Wednesday, April 18, 2012

Handling duplicates in ranking documents for Retrieval Algorithms

I never paid attention to the ranking step of a retrieval algorithm. All I had to do was sort the scores. These scores are computed by using a similarity (or divergence) function to compare a query with all the documents in the collection. What I had overlooked was the possibility of scores being equal. How do you rank documents with similar scores? Does it have a great impact on retrieval performance? Turns out, the answer to the second question is YES. To give a simple example, consider 6 documents with the following scores,

doc no   1      2      3       4    5        6
scores 0.87 0.97 0.97 0.85 0.49 0.87

Simple ranking would give out the following output

doc no   1      2      3    4    5   6
rank       3     1      2    5    6   4

If doc 3 is the relevant document,  it is still considered to be at rank 2 as opposed to rank 1(where it actually should be since it scores as much as doc2). The Precision goes from 1.00 to 0.5 just because of this sort of ranking.
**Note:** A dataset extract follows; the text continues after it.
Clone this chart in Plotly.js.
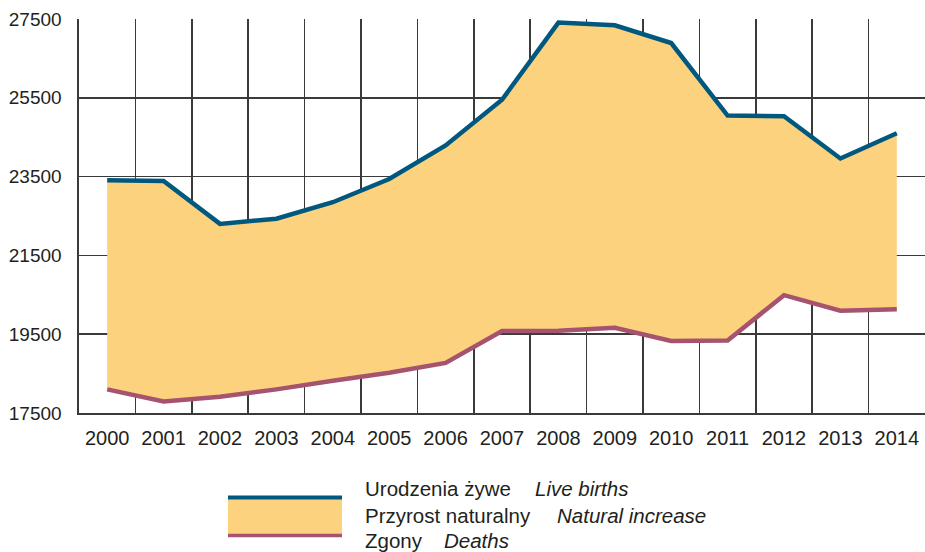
<!DOCTYPE html>
<html>
<head>
<meta charset="utf-8">
<script src="https://cdn.plot.ly/plotly-3.0.1.min.js"></script>
<style>
  html, body { margin: 0; padding: 0; background: #fff; }
  #chart { width: 925px; height: 552px; }
</style>
</head>
<body>
<div id="chart"></div>
<script>
// years and values
const years = ["2000", "2001", "2002", "2003", "2004", "2005", "2006", "2007",
  "2008", "2009", "2010", "2011", "2012", "2013", "2014"];
const liveBirths = [23410, 23390, 22300, 22430, 22850, 23440, 24290, 25450,
  27410, 27340, 26890, 25050, 25030, 23960, 24600];
const deaths = [18100, 17790, 17910, 18100, 18320, 18520, 18770, 19580,
  19590, 19665, 19330, 19340, 20490, 20095, 20135];
const yTicks = [17500, 19500, 21500, 23500, 25500, 27500];

const BLUE = "#00587f";
const PINK = "#a5536f";
const FILL = "#fdd27e";
const GRID = "#3a3a3a";
const FONT = "Liberation Sans, Arial, sans-serif";

// plot box in pixels, used to place the legend in paper coords
const L = 79, T = 19, W = 846, H = 394;
const px = (x) => (x - L) / W;
const py = (y) => (T + H - y) / H;

const baseTrace = {
  x: years,
  y: deaths,
  type: "scatter",
  mode: "lines",
  line: { width: 0, color: PINK },
  hoverinfo: "skip",
  showlegend: false,
};

const birthsTrace = {
  x: years,
  y: liveBirths,
  type: "scatter",
  mode: "lines",
  fill: "tonexty",
  fillcolor: FILL,
  line: { width: 4.5, color: BLUE },
  hoverinfo: "skip",
  showlegend: false,
};

const deathsTrace = {
  x: years,
  y: deaths,
  type: "scatter",
  mode: "lines",
  line: { width: 4.5, color: PINK },
  hoverinfo: "skip",
  showlegend: false,
};

// legend drawn by hand: one box with a blue top edge and pink bottom edge
const shapes = [
  { type: "rect", xref: "paper", yref: "paper",
    x0: px(228), x1: px(342), y0: py(534), y1: py(499),
    fillcolor: FILL, line: { width: 0 } },
  { type: "line", xref: "paper", yref: "paper",
    x0: px(228), x1: px(342), y0: py(497.5), y1: py(497.5),
    line: { color: BLUE, width: 4 } },
  { type: "line", xref: "paper", yref: "paper",
    x0: px(228), x1: px(342), y0: py(535.5), y1: py(535.5),
    line: { color: PINK, width: 3.5 } },
];

const legendRows = [
  ["Urodzenia żywe", "Live births", 489, 532.7],
  ["Przyrost naturalny", "Natural increase", 515, 555],
  ["Zgony", "Deaths", 540, 441.7],
];
const annotations = [];
legendRows.forEach(([pl, en, y, xEn]) => {
  annotations.push({
    xref: "paper", yref: "paper", x: px(362.7), y: py(y),
    xanchor: "left", yanchor: "middle", showarrow: false,
    text: pl, font: { family: FONT, size: 20.5, color: "#231f20" },
  });
  annotations.push({
    xref: "paper", yref: "paper", x: px(xEn), y: py(y),
    xanchor: "left", yanchor: "middle", showarrow: false,
    text: "<i>" + en + "</i>", font: { family: FONT, size: 20.5, color: "#231f20" },
  });
});

const layout = {
  width: 925,
  height: 552,
  margin: { l: L, r: 0, t: T, b: 552 - T - H },
  paper_bgcolor: "#ffffff",
  plot_bgcolor: "#ffffff",
  showlegend: false,
  xaxis: {
    type: "category",
    range: [-0.5, 14.5],
    tickson: "boundaries",
    ticks: "",
    showgrid: true,
    gridcolor: GRID,
    gridwidth: 1.6,
    showline: true,
    linecolor: GRID,
    linewidth: 1.6,
    ticklabelstandoff: 6,
    tickfont: { family: FONT, size: 20, color: "#231f20" },
    fixedrange: true,
  },
  yaxis: {
    range: [17500, 27500],
    tickvals: yTicks,
    ticktext: yTicks.map(String),
    ticks: "",
    showgrid: true,
    gridcolor: GRID,
    gridwidth: 1.6,
    zeroline: false,
    showline: true,
    linecolor: GRID,
    linewidth: 1.6,
    ticklabelstandoff: 12,
    tickfont: { family: FONT, size: 19, color: "#231f20" },
    fixedrange: true,
  },
  shapes: shapes,
  annotations: annotations,
};

Plotly.newPlot("chart", [baseTrace, birthsTrace, deathsTrace], layout, {
  displayModeBar: false,
  staticPlot: true,
});
</script>
</body>
</html>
This wikipedia article summarizes on ways to handle this. It seems like a trivial concept but it has tremendously improved bug localization results on my iBUGS dataset.

For 291 bugs, I compute the retrieval performance by using the "standard competition" ranking (1 2 2 4) and the retrieval performance shot up from 0.14 to 0.21 with a p-value of 0. Thus the improvement is statistically significant.